17. In this civil matters, the standard of proof is on a balance of probabilities and this Court finds no reason to disturb the trial Court’s finding on this issue since on a balance of probabilities, the occupation and earnings of the deceased were proven.

Whether the Court erred in adopting a multiplicand of 15 years.

18. The deceased died at 48 years of age. Being a pastor and peasant, he would have worked up to the age of retirement. Furthermore, pastoral work is ordinarily calling and one would be at liberty to work even past the normal age of retirement. There is no indication that the deceased was of ill health. This Court finds that the multiplier of 15 years was justified.

Conclusion

19. This Court is not convinced that the trial Court exercised its jurisdiction erroneously and/or misapplied the principles with respect to quantum of damages. The multiplier of KSh 25,000/= was arrived at following adducing of evidence and the multiplicand of 15 years was arrived at based on a reasonable projection of the number of years the deceased would have worked up to.

20. The principles for the appellate interference with award of damages are reiterated by Court of Appeal in Loice Wanjiku Kagunda vs. Julius Gachau Mwangi CA 142/2003 as follows: -

‘We appreciate that the assessment of damages is more like an exercise of judicial discretion and hence an appellate court should not interfere with an award of damages unless it is satisfied that the judge acted on wrong principles of law or has misapprehended the facts or has for those other reasons made a wholly erroneous estimate of the damages suffered. The question is not what the appellate court would award but whether the lower court   acted on the wrong principles (see Mariga V Musila [1984] KLR 257).’

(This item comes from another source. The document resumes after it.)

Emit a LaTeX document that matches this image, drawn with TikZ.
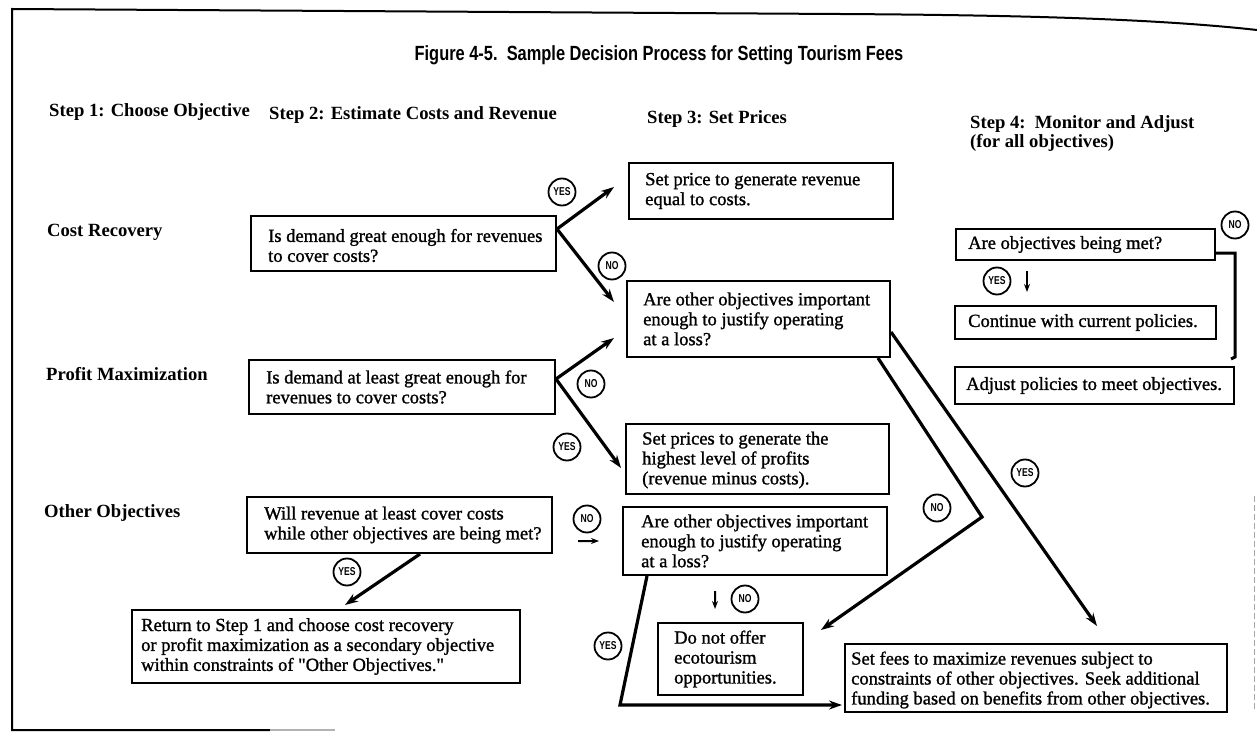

21. This Court does not find any reason to disturb the trial Court’s on damages.

ORDERS

22. In the end, this Court makes the following orders: -

i) The Appellant’s Appeal is hereby dismissed.

ii) The Respondents shall have the costs of the Appeal.

DATED AND DELIVERED ON THIS 10TH DAY OF JUNE, 2021.

EDWARD M. MURIITHI

JUDGE

Appearances:

M/S Mithega & Kariuki Advocates for the Appellant

M/S Carlpeters Mbaabu & Co. Advocates for the Respondent.